De son côté, Threads, le réseau textuel conçu pour rivaliser avec les champions du microblogging, passe de Threads.net à Threads.com. Un simple changement de nom de domaine, qu’on nous vend comme une amélioration de l’accessibilité, alors qu’il s’agit surtout de récupérer un trône volé. Les flux personnalisés s’alignent enfin entre version mobile et web, on peut déplacer des colonnes et copier-coller des images. De menus ajustements pour masquer un vide fonctionnel. La plateforme explore aussi la mobilité des abonnements, laissant importer la liste des suivis depuis X ou d’autres applications. Une connectivité croisée présentée comme un geste pour les créateurs, mais qui traduit en réalité la panique de Meta face à la fuite des talents vers des plateformes plus libres. Et pendant qu’on parle de croissance d’audience, un déploiement progressif de la publicité s’installe dans plus de trente pays, rappelant que tout réseau social reste avant tout un espace marchand.

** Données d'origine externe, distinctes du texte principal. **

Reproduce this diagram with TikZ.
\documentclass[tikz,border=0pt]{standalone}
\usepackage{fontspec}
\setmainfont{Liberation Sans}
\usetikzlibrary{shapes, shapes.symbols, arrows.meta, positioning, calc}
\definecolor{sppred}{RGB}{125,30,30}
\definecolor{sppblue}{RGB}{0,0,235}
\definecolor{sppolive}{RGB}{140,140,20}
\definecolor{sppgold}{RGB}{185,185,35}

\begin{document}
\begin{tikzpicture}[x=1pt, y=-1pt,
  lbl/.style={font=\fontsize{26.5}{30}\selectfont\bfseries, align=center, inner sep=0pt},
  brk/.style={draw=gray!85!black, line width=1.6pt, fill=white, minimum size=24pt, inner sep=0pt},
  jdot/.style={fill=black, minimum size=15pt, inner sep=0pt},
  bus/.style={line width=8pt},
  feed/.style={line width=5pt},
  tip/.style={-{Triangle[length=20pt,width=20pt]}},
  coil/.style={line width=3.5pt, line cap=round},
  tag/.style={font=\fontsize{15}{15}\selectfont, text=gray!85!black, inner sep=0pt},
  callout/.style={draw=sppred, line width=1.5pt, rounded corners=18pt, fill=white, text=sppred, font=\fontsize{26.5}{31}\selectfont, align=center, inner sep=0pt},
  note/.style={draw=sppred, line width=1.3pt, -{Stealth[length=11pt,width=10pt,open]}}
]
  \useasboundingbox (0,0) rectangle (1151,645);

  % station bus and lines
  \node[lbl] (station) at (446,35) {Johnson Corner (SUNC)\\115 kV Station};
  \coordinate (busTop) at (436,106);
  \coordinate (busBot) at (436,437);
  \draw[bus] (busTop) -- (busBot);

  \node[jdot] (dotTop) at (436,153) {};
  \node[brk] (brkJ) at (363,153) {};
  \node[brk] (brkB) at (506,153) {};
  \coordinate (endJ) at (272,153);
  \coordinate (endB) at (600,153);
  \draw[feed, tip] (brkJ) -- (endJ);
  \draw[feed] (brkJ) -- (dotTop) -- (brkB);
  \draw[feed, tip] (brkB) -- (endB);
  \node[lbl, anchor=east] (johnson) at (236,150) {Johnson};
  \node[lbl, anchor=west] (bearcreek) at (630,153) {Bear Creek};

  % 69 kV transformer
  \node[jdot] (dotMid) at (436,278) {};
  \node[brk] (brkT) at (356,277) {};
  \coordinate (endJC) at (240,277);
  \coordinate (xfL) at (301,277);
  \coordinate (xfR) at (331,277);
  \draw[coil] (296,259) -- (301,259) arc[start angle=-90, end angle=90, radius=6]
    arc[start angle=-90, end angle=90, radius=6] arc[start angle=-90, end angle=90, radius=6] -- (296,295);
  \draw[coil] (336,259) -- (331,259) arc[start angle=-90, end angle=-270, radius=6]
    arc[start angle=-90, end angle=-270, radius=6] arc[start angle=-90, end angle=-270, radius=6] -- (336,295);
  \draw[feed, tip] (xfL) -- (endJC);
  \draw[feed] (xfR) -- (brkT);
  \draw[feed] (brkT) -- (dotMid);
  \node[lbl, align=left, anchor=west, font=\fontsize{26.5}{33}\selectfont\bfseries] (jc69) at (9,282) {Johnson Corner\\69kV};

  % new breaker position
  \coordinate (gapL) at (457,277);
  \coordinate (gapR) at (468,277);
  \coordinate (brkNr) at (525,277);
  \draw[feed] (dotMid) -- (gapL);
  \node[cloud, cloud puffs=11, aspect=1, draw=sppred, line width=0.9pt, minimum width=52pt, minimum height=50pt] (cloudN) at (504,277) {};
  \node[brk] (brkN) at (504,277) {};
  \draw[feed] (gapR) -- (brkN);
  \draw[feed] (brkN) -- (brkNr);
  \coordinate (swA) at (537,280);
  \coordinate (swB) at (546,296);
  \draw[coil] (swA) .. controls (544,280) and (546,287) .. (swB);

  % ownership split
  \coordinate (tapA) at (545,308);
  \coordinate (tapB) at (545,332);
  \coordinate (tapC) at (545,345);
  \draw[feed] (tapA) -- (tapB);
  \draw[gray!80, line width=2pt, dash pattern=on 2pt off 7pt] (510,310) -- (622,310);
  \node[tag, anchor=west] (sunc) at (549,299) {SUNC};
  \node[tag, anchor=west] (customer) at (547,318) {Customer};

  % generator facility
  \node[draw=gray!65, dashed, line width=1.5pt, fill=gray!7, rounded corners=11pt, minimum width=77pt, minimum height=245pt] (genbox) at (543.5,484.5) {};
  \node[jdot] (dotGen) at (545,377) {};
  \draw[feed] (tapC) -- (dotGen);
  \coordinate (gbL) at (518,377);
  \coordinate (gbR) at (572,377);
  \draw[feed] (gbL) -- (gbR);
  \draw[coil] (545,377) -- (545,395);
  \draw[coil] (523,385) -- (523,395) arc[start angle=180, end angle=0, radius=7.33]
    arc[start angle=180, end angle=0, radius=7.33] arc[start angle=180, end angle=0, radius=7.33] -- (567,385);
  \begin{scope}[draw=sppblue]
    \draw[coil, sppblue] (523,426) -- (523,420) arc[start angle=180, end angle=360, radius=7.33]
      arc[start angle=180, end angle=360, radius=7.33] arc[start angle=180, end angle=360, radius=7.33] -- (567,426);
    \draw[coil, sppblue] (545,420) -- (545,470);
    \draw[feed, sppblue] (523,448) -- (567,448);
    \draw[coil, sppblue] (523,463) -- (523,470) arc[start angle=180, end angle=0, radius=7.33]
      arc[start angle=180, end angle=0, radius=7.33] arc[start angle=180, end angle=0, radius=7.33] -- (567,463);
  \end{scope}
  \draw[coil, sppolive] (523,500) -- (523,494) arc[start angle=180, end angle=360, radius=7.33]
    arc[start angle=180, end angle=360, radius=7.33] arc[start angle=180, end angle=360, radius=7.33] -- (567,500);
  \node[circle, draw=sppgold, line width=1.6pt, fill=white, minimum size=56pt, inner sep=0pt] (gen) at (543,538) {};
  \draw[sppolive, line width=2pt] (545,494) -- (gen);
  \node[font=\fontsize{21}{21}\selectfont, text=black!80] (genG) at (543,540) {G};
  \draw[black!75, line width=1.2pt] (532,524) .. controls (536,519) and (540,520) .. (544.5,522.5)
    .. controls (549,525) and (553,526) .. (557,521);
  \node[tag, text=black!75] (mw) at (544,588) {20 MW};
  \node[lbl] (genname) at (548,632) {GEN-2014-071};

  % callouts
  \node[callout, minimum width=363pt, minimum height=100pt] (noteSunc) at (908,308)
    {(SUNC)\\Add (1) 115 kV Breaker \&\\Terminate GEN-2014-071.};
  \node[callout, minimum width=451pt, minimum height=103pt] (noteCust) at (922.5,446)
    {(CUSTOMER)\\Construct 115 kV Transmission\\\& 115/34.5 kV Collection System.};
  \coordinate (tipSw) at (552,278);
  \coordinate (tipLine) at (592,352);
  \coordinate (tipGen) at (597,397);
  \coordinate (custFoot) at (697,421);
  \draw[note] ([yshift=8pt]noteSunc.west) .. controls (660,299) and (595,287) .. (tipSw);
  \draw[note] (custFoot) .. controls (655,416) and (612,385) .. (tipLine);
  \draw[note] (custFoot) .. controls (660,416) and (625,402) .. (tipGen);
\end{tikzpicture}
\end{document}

Pour finir et alors que la grande purge anti-spam fait la une, souvenons-nous que le problème n’est pas tant la qualité du contenu que le monopole d’une entreprise sur nos communications. Derrière chaque hashtag banni se cache l’ombre d’un algorithme à géométrie variable, servi par un PDG prêt à tout pour museler, restructurer, et finalement, décider qui mérite de parler.